** WHAT NEEDS TO BE DONE **
Copy out the whole listing exactly as written, leaving the pictures behind.

================

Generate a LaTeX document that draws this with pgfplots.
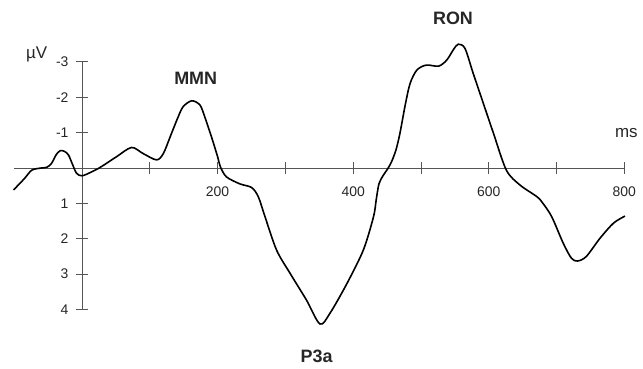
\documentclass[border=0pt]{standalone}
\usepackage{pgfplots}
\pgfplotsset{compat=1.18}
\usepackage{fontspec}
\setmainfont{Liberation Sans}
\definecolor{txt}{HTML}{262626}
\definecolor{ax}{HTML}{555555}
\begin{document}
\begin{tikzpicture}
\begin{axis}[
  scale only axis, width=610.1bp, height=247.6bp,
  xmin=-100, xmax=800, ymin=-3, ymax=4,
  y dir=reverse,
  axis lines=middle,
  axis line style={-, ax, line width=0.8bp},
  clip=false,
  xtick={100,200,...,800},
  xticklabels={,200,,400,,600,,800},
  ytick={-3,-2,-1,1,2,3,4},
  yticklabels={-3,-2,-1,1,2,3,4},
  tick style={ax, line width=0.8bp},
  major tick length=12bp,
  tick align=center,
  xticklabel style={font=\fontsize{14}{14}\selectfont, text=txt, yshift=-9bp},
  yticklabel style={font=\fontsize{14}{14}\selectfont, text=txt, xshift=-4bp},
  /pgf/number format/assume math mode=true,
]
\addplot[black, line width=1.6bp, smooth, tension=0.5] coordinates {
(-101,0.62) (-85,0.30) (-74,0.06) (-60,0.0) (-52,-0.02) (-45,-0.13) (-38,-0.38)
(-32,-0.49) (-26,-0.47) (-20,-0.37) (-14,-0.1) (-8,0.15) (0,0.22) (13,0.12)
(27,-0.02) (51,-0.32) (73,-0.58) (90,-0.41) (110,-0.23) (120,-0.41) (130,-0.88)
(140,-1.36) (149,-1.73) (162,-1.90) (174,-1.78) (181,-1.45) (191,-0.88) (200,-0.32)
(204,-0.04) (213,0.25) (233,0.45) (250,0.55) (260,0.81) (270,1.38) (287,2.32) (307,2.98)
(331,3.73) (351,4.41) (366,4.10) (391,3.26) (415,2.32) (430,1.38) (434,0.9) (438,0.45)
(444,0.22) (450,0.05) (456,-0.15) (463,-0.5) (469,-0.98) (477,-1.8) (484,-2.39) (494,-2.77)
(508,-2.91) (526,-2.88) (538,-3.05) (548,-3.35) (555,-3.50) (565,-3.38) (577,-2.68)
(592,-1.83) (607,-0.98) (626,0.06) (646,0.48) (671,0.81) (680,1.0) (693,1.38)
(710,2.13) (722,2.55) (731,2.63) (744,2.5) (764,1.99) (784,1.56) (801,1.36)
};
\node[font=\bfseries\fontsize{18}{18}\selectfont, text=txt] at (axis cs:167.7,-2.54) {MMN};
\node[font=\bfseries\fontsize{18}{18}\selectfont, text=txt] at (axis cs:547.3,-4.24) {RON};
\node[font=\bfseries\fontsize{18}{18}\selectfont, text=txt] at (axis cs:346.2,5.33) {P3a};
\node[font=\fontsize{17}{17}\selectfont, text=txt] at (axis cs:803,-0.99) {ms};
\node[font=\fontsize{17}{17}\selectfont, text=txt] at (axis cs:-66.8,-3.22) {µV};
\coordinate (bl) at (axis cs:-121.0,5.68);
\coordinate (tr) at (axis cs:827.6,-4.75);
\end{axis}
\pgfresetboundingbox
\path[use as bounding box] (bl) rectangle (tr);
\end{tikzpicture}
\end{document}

================

** ANSWER TO THE EXERCISE **
Generate a LaTeX document that draws this with pgfplots.
\documentclass[border=0pt]{standalone}
\usepackage{pgfplots}
\pgfplotsset{compat=1.18}
\usepackage{fontspec}
\setmainfont{Liberation Sans}
\definecolor{txt}{HTML}{262626}
\definecolor{ax}{HTML}{555555}
\begin{document}
\begin{tikzpicture}
\begin{axis}[
  scale only axis, width=610.1bp, height=247.6bp,
  xmin=-100, xmax=800, ymin=-3, ymax=4,
  y dir=reverse,
  axis lines=middle,
  axis line style={-, ax, line width=0.8bp},
  clip=false,
  xtick={100,200,...,800},
  xticklabels={,200,,400,,600,,800},
  ytick={-3,-2,-1,1,2,3,4},
  yticklabels={-3,-2,-1,1,2,3,4},
  tick style={ax, line width=0.8bp},
  major tick length=12bp,
  tick align=center,
  xticklabel style={font=\fontsize{14}{14}\selectfont, text=txt, yshift=-9bp},
  yticklabel style={font=\fontsize{14}{14}\selectfont, text=txt, xshift=-4bp},
  /pgf/number format/assume math mode=true,
]
\addplot[black, line width=1.6bp, smooth, tension=0.5] coordinates {
(-101,0.62) (-85,0.30) (-74,0.06) (-60,0.0) (-52,-0.02) (-45,-0.13) (-38,-0.38)
(-32,-0.49) (-26,-0.47) (-20,-0.37) (-14,-0.1) (-8,0.15) (0,0.22) (13,0.12)
(27,-0.02) (51,-0.32) (73,-0.58) (90,-0.41) (110,-0.23) (120,-0.41) (130,-0.88)
(140,-1.36) (149,-1.73) (162,-1.90) (174,-1.78) (181,-1.45) (191,-0.88) (200,-0.32)
(204,-0.04) (213,0.25) (233,0.45) (250,0.55) (260,0.81) (270,1.38) (287,2.32) (307,2.98)
(331,3.73) (351,4.41) (366,4.10) (391,3.26) (415,2.32) (430,1.38) (434,0.9) (438,0.45)
(444,0.22) (450,0.05) (456,-0.15) (463,-0.5) (469,-0.98) (477,-1.8) (484,-2.39) (494,-2.77)
(508,-2.91) (526,-2.88) (538,-3.05) (548,-3.35) (555,-3.50) (565,-3.38) (577,-2.68)
(592,-1.83) (607,-0.98) (626,0.06) (646,0.48) (671,0.81) (680,1.0) (693,1.38)
(710,2.13) (722,2.55) (731,2.63) (744,2.5) (764,1.99) (784,1.56) (801,1.36)
};
\node[font=\bfseries\fontsize{18}{18}\selectfont, text=txt] at (axis cs:167.7,-2.54) {MMN};
\node[font=\bfseries\fontsize{18}{18}\selectfont, text=txt] at (axis cs:547.3,-4.24) {RON};
\node[font=\bfseries\fontsize{18}{18}\selectfont, text=txt] at (axis cs:346.2,5.33) {P3a};
\node[font=\fontsize{17}{17}\selectfont, text=txt] at (axis cs:803,-0.99) {ms};
\node[font=\fontsize{17}{17}\selectfont, text=txt] at (axis cs:-66.8,-3.22) {µV};
\coordinate (bl) at (axis cs:-121.0,5.68);
\coordinate (tr) at (axis cs:827.6,-4.75);
\end{axis}
\pgfresetboundingbox
\path[use as bounding box] (bl) rectangle (tr);
\end{tikzpicture}
\end{document}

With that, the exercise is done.